To put the matter differently, the thought of Heb 10:19-20 epitomizes the argument of Heb 9:11-10:18. It is by means of his blood (δια δε του ιδιου αιματος [9:12]; εν τω αιμιτι Ιησου [10:19]—that is, by means of the sacrifice he offered (δια της θυσιας αυτου [9:26]), which includes the presentation of his human body to God (δια της προσφορας του σωματος Ιησου Χριστου [10:10]; τουτεστιν [δια] της σαρκος αυτου [10:20])—that Jesus passed through the heavenly tabernacle and veil (9:11, δια της μειζονος και τελειοτερας σκηνης; 10:20, δια του καταπετασματος) into God’s presence to present his body/bloody/self in order to make atonement. Just as the blood of bulls and goats carried by the Levitical high priests is both the agent that enables them to pass through the veil and enter the earthly holy of holies (9:12) and the object offered as the means by which they obtain atonement (9:13), so that it is in the case of Jesus.

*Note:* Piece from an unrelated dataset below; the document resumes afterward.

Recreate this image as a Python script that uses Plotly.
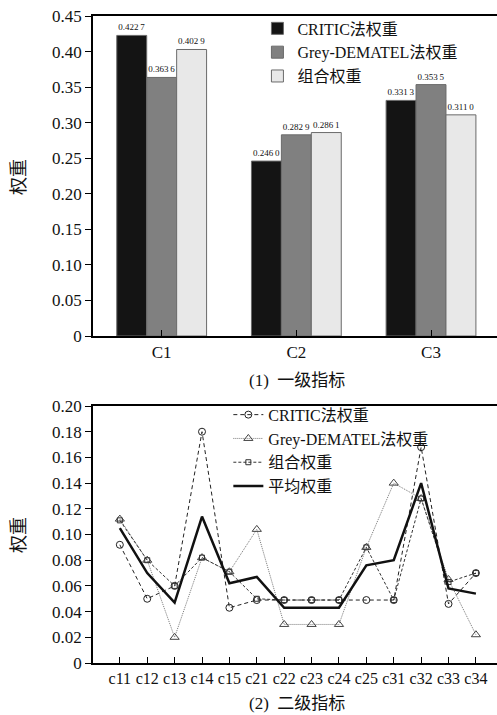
import plotly.graph_objects as go

# ---- data: top (一级指标) ----
cats1 = ["C1", "C2", "C3"]
critic1 = [0.4227, 0.2460, 0.3313]
grey1 = [0.3636, 0.2829, 0.3535]
combo1 = [0.4029, 0.2861, 0.3110]

# ---- data: bottom (二级指标) ----
cats2 = ["c11", "c12", "c13", "c14", "c15", "c21", "c22", "c23", "c24", "c25", "c31", "c32", "c33", "c34"]
critic2 = [0.092, 0.050, 0.060, 0.180, 0.043, 0.049, 0.049, 0.049, 0.049, 0.049, 0.049, 0.168, 0.046, 0.070]
grey2 = [0.112, 0.080, 0.020, 0.082, 0.071, 0.104, 0.030, 0.030, 0.030, 0.090, 0.140, 0.128, 0.065, 0.022]
combo2 = [0.111, 0.080, 0.060, 0.082, 0.071, 0.050, 0.049, 0.049, 0.049, 0.090, 0.049, 0.128, 0.063, 0.070]
avg2 = [0.105, 0.070, 0.047, 0.114, 0.062, 0.067, 0.043, 0.043, 0.043, 0.076, 0.080, 0.140, 0.058, 0.054]

ticks1 = [0, 0.05, 0.10, 0.15, 0.20, 0.25, 0.30, 0.35, 0.40, 0.45]
ticktext1 = ["0", "0.05", "0.10", "0.15", "0.20", "0.25", "0.30", "0.35", "0.40", "0.45"]
ticks2 = [0, 0.02, 0.04, 0.06, 0.08, 0.10, 0.12, 0.14, 0.16, 0.18, 0.20]
ticktext2 = ["0", "0.02", "0.04", "0.06", "0.08", "0.10", "0.12", "0.14", "0.16", "0.18", "0.20"]


def fmt(v):
    s = f"{v:.4f}"
    return s[:-1] + "\u2009" + s[-1]


FONT = "Liberation Serif, Noto Sans CJK SC, serif"

fig = go.Figure()

bar_styles = [
    ("CRITIC法权重", critic1, "#141414"),
    ("Grey-DEMATEL法权重", grey1, "#808080"),
    ("组合权重", combo1, "#e8e8e8"),
]
for name, vals, col in bar_styles:
    fig.add_trace(go.Bar(
        x=cats1, y=vals, name=name,
        marker=dict(color=col, line=dict(color="#6a6a6a", width=1)),
        text=[fmt(v) for v in vals], textposition="outside",
        textfont=dict(size=9, family=FONT, color="#111"),
        constraintext="none", cliponaxis=False,
        xaxis="x", yaxis="y", legend="legend",
    ))

line_styles = [
    ("CRITIC法权重", critic2, dict(color="#222", width=1, dash="4px,3px"), dict(symbol="circle-open", size=7, color="#222", line=dict(width=1))),
    ("Grey-DEMATEL法权重", grey2, dict(color="#777", width=1, dash="1px,1px"), dict(symbol="triangle-up-open", size=8, color="#444", line=dict(width=1))),
    ("组合权重", combo2, dict(color="#333", width=1, dash="3px,2px"), dict(symbol="square-open", size=5, color="#333", line=dict(width=1))),
]
for name, vals, ln, mk in line_styles:
    fig.add_trace(go.Scatter(
        x=cats2, y=vals, name=name, mode="lines+markers",
        line=ln, marker=mk, xaxis="x2", yaxis="y2", legend="legend2",
    ))
fig.add_trace(go.Scatter(
    x=cats2, y=avg2, name="平均权重", mode="lines",
    line=dict(color="#111", width=2.5), xaxis="x2", yaxis="y2", legend="legend2",
))

axis_common = dict(showline=True, linecolor="black", linewidth=1.5, showgrid=False, zeroline=False,
                   automargin=False, tickfont=dict(family=FONT, size=17, color="#111"))

fig.update_layout(
    width=497, height=715,
    margin=dict(l=93, r=0, t=16, b=52),
    paper_bgcolor="white", plot_bgcolor="white",
    font=dict(family=FONT, color="#111"),
    barmode="group", bargap=0.333, bargroupgap=0,
    xaxis=dict(axis_common, domain=[0, 1], anchor="y", range=[-0.51, 2.49], mirror=True,
               ticks="inside", ticklen=6, tickcolor="black"),
    yaxis=dict(axis_common, domain=[0.5054, 1], anchor="x", range=[0, 0.45],
               tickvals=ticks1, ticktext=ticktext1, ticks="outside", ticklen=6, tickcolor="black"),
    xaxis2=dict(axis_common, domain=[0, 1], anchor="y2", range=[-0.98, 13.77], mirror=True,
                ticks="inside", ticklen=6, tickcolor="black", tickfont=dict(family=FONT, size=16, color="#111")),
    yaxis2=dict(axis_common, domain=[0, 0.3972], anchor="x2", range=[0, 0.20],
                tickvals=ticks2, ticktext=ticktext2, ticks="outside", ticklen=6, tickcolor="black"),
    legend=dict(x=0.407, y=1.007, xanchor="left", yanchor="top", bgcolor="rgba(0,0,0,0)",
                font=dict(family=FONT, size=16), tracegroupgap=0, itemwidth=30),
    legend2=dict(x=0.335, y=0.410, xanchor="left", yanchor="top", bgcolor="rgba(0,0,0,0)",
                 font=dict(family=FONT, size=16), tracegroupgap=0, itemwidth=30),
    showlegend=True,
    annotations=[
        dict(text="权重", x=19, y=177, xref="paper", yref="paper", showarrow=False, textangle=-90,
             font=dict(size=18, family=FONT)),
        dict(text="权重", x=19, y=535, xref="paper", yref="paper", showarrow=False, textangle=-90,
             font=dict(size=18, family=FONT)),
        dict(text="(1)  一级指标", x=297, y=380, xref="paper", yref="paper", showarrow=False,
             font=dict(size=17, family=FONT)),
        dict(text="(2)  二级指标", x=297, y=703, xref="paper", yref="paper", showarrow=False,
             font=dict(size=17, family=FONT)),
    ],
)

# convert pixel positions of annotations into paper coords
W, H, L, R, T, B = 497, 715, 93, 0, 16, 52
pw, ph = W - L - R, H - T - B
for a in fig.layout.annotations:
    px, py = a.x, a.y
    a.x = (px - L) / pw
    a.y = (H - B - py) / ph
    a.xanchor = "center"
    a.yanchor = "middle"

fig.write_html("out.html", config={"displayModeBar": False})

# remove the default page margin so the figure fills the window exactly
with open("out.html", "r", encoding="utf-8") as f:
    html = f.read()
html = html.replace("<head>", "<head><style>html,body{margin:0;padding:0;overflow:hidden;}</style>", 1)
with open("out.html", "w", encoding="utf-8") as f:
    f.write(html)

The sacrifice he carried with him (his blood/body/self) both enabled him to pass through the veil of the heavenly tabernacle and served as the sacrifice he offered to God in order to obtain atonement. Like the blood carried out by the high priest, the power of Jesus’ resurrection life not only protected him as he entered God’s presence, it was also the sufficient means for obtaining atonement. (Ibid., 282-83)

 

It is clear that Micah (and Lynn) Wilder are misinformed even about their newfound Trinitarian Christology, let alone New Testament Christology that results in a deficient view of the atonement, resurrection, and Christ's high priestly activity which applies the benefits of his atonement (cf. 1 John 2:1-2; Heb 2:17). It is not the Latter-day Saints, but the likes of the Wilders who preach a false gospel (cf. Gal 1:6-9).